There are few documents of greater personal significance than our resume. As job-seekers, we agonize over every word to extol our virtues and mask our shortcomings, determined to demonstrate in two pages or less that we are achievers, not merely 'doers'.
Crafting this perfect sales document demands a good deal of personal reflection. The truth needs to be established before it can be extrapolated, forcing us to consider what we have done and what we have achieved.
But what if we were to apply the same critical thinking and reflection to writing an entirely different sort of resume – one that pays less attention to the lipstick and more to the pig? A record of what we decided not to do, rather than what we did.
A Road Not Taken Resume can shed an entirely new light on our profile and attributes. While it might ever see the light of day, this document - or more accurately the thought that went into it - could add significantly to the next conventional resume that does.
Not so long ago, jobs and careers could be for life. Now, in this more dynamic and unstable economy, employment security is non-existent and job changes are a part of everyone's work experience. You don't need to be approaching retirement for there to be an appreciable number of these forks in the road under your belt, and mapping backwards through the choices you've made can be instructive.
My RNT Resume would look something like this:
Professional Folk Singer and Song Writer: Dropped out of college to pursue a career in music.
Advertising Associate, Ketchum, MacLeod & Grove: Copywriting and client support for various accounts.
Candidate, U.S. Congress Massachusetts 8th District: Ran as a Republican against Joseph Kennedy and lost.
President & CEO, Ben & Jerry's: Selected when the poetry contest failed to produce a viable candidate.
Commissioner, Internal Revenue Service: Recommended by Treasury Secretary and confirmed by the Senate for a five year term.
What these entries have in common is either an opportunity presented and not pursued or a job offered and not accepted. As such, each mark a period of (I'd like to think) thought and reflection leading up to a decision. Each of us in the workforce has them; these signposts marking a road not taken, and this version of a resume has the purpose of lining them up in the order in which they occur. Collectively they represent the interchanges and exit ramps that shape our careers and our lives.
Your RNT resume might well begin with educational choices - where not to go to college, whether to pursue a graduate degree - and extend to job leads not pursued and even personal matters like relationships allowed to lapse. Document and make visible those occasions when you've reached a fork in the road and made a choice.

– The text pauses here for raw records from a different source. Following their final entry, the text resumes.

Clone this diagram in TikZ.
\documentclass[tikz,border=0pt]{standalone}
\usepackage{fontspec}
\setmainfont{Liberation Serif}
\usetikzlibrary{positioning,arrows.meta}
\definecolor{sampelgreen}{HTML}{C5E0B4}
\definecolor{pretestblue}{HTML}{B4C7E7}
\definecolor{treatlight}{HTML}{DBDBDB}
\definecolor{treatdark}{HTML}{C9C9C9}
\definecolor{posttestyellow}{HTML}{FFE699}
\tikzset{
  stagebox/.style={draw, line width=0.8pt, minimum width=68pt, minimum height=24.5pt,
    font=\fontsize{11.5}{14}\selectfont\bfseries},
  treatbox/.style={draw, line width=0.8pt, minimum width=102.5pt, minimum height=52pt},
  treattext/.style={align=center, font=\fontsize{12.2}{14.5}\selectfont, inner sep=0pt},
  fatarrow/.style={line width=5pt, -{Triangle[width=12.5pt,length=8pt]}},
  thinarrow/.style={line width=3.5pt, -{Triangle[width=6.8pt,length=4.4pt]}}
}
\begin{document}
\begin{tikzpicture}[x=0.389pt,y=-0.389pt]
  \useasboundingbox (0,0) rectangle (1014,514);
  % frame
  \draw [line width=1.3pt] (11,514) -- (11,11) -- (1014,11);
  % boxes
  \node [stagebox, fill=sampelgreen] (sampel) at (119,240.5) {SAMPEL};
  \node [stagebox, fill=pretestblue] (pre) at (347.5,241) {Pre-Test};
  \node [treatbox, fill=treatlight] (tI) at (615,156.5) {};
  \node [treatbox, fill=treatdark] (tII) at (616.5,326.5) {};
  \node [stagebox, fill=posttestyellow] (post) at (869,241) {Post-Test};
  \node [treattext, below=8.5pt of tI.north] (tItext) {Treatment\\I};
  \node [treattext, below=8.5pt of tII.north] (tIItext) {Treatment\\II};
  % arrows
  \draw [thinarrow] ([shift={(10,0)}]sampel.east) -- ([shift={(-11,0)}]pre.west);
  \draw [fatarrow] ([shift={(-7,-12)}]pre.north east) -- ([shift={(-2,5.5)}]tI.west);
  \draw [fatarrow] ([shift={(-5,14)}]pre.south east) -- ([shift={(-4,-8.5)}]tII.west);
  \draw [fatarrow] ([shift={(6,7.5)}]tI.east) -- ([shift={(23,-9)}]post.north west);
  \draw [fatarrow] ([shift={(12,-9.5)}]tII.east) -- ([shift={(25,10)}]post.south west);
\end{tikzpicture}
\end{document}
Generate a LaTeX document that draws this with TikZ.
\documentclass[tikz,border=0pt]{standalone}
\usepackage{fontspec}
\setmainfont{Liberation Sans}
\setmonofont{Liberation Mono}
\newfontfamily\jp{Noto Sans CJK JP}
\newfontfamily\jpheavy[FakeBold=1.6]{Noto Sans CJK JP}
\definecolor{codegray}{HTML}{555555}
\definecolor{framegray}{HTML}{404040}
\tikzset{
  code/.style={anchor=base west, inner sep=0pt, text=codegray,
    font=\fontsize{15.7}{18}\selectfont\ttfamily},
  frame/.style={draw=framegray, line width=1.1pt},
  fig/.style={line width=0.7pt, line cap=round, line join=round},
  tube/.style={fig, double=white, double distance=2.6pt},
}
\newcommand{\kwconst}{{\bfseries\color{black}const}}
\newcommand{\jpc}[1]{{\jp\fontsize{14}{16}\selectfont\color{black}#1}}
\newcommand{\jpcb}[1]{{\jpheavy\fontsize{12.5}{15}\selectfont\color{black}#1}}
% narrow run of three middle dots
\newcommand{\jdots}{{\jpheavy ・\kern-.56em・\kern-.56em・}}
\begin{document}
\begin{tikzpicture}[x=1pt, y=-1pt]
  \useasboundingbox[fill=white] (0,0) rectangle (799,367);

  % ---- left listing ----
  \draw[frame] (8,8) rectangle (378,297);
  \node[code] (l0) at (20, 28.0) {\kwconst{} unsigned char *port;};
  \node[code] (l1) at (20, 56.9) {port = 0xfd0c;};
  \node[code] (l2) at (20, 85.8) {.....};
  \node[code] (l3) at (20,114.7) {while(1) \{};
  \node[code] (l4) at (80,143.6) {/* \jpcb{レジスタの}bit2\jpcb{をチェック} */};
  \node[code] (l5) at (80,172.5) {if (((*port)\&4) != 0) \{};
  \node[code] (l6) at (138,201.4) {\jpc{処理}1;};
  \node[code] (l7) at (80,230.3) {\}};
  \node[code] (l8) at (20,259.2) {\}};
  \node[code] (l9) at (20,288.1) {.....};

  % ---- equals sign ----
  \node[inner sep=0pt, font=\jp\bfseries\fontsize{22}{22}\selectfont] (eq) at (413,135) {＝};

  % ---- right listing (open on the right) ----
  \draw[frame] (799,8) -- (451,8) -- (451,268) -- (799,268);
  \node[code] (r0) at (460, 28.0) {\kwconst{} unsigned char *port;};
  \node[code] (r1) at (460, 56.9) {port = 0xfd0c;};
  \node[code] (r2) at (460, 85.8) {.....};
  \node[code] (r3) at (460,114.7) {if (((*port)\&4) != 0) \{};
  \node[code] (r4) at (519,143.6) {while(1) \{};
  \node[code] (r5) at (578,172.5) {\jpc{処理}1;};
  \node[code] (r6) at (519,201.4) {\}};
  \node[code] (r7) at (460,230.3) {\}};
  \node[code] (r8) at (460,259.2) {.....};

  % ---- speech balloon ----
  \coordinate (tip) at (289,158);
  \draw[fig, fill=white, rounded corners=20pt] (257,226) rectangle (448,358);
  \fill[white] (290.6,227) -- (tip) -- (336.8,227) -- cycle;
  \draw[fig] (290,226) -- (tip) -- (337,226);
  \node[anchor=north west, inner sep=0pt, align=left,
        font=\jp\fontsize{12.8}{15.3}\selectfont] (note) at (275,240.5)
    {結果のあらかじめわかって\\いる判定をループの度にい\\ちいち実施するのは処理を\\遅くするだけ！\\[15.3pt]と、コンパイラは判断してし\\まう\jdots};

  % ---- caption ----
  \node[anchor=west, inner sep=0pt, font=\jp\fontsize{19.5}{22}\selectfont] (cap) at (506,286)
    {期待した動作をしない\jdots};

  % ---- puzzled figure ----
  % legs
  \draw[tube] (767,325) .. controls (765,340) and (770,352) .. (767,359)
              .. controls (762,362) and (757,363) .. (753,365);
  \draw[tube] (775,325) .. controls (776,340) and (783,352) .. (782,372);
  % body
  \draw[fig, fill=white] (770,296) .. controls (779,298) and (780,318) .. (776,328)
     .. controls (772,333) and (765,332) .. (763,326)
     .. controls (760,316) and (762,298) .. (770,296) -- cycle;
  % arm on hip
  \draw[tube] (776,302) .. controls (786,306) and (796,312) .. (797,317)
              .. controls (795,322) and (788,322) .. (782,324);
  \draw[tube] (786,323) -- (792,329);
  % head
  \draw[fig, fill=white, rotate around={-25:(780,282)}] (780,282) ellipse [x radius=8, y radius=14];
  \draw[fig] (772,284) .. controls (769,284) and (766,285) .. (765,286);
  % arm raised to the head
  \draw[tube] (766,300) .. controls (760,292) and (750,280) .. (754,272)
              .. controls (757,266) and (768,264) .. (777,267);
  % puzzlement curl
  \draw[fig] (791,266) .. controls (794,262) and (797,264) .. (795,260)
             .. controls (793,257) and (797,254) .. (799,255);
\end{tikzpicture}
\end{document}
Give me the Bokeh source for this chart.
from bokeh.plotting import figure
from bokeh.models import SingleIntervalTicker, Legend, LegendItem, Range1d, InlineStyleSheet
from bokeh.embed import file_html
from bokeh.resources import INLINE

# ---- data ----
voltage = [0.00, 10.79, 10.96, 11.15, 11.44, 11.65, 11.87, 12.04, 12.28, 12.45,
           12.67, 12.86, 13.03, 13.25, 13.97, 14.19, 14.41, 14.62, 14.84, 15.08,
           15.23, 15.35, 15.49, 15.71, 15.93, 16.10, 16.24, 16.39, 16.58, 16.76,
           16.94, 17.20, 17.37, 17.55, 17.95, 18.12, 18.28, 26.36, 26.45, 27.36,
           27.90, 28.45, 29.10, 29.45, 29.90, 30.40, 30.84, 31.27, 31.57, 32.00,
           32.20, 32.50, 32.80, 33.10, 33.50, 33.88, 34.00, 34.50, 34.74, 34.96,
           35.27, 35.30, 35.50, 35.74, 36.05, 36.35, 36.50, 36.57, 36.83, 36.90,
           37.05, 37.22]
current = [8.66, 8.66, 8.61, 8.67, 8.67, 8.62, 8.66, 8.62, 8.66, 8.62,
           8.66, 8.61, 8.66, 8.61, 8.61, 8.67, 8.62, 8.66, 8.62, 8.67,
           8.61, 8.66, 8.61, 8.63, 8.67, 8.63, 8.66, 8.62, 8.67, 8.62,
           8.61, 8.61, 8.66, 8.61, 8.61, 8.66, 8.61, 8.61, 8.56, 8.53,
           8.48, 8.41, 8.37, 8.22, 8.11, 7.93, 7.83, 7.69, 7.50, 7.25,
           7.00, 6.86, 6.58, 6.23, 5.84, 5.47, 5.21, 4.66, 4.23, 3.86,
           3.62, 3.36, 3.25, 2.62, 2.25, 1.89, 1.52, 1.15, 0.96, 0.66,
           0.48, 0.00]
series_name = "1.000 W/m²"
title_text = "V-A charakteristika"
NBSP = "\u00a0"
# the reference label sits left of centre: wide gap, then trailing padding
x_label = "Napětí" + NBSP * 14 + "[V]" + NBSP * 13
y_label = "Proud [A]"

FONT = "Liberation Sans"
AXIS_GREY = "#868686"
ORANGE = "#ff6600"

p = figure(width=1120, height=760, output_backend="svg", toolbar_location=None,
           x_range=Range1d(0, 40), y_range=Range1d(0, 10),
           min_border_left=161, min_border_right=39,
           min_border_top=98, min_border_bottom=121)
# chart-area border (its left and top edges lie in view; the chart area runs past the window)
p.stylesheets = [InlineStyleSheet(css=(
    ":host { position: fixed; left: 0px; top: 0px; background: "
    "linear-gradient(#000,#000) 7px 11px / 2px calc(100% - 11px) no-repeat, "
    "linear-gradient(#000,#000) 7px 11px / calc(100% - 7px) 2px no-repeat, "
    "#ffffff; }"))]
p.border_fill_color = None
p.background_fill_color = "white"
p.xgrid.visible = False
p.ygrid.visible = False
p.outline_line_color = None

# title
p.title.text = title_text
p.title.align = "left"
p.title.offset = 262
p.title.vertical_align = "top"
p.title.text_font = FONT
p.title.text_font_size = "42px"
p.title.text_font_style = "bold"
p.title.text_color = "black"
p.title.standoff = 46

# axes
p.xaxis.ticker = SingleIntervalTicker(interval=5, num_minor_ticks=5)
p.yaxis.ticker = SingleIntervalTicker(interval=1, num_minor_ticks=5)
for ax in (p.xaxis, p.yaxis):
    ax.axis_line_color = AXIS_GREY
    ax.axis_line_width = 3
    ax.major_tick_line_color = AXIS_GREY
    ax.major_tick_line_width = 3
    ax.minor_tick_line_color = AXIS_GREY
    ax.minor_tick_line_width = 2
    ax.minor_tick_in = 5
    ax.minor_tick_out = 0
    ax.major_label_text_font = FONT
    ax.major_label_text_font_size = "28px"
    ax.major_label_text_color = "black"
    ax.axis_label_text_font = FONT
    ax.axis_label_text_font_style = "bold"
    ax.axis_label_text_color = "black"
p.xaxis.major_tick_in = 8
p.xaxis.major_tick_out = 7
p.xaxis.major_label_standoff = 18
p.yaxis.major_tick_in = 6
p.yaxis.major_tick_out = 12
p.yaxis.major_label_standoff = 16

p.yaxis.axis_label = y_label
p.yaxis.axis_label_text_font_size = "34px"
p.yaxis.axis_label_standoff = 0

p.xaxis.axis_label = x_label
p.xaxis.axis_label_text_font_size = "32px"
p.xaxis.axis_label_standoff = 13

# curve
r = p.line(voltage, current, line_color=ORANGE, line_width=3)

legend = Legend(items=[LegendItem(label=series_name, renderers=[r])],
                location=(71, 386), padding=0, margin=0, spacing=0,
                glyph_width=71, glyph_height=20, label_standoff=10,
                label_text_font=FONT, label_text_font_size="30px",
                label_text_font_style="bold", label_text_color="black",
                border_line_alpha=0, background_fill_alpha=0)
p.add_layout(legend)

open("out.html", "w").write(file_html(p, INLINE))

If you are like me, you will have identified many more 'forks' than you suspected. Your RNT resume may reveal pathways or patterns more appealing or more profitable than your actual career. These alternate routes may be a source of some amusement (IRS Commissioner - really!) or they may engender feelings of regret over what might have been.
To What End?
What this resume identifies are the critical decision points, and periods of critical thinking in one's life. They offer rich and fertile territory for insight into how these decisions were made and are available to you now for reflection since they probably received all too little of it (reflection) back then.
In respect to the career and personal choices we make, too often we approach these intersections unexpectedly and with little preparation. Job offers and terminations can come out of the blue and with limited time to decide. If you find yourself out of a job and looking for work, the timing of one opportunity versus another is invariably 'off' and the match between what you thought you wanted (function, title, compensation) and what you have in front of you is less than perfect. To make matters worse, stress levels can be intense at such times, depending on family and financial circumstances. The net effect is akin to a Metro North train approaching a 30 mph curve at 85 mph.
However rapidly it unfolds, the act of choosing is a process, with certain steps taken before others and certain factors proving more decisive than others in what ultimately is decided. The balance struck between deliberation and deliberateness may not spell the difference between rounding the curve and a train wreck but it can lead to choices made by default (you just flew by the exit ramp) versus explicitly.
In reflecting upon the career choices one makes, consider how the choice was made rather than the road not taken. Careers today are more a process of laying down tracks behind you than choosing among established routes. Roads not taken, in other words aren't roads at all. A different choice would have yielded a different result from what you saw then or see now in the rear-view mirror. For better (profitability, status, wealth)? Or worse (cultural misfit, poor performance, job elimination)? Who's to say and, frankly, who cares!
Your process is what matters and it is both circumstantial (where you are in your career) and unique to you (what's important in your life). In reflecting upon how you made these decisions, you will likely observe steps that always seemed to come early in your process or that should have, and factors that proved a decisive influence on the choices made, whether they should have or not. Your RNT resume can provide a roadmap for how to make this decision-making process better, since the next fork in the road will be upon you sooner than you think.
Resumes have become such an important part of how we present ourselves to the world. While returning to the missed opportunities of your prior experience may not help you write the real one, they can offer insight and realism about who we have been. Whatever else may be true of resume writing, the Road Not Taken resume may be the only one where humility is a potential outcome!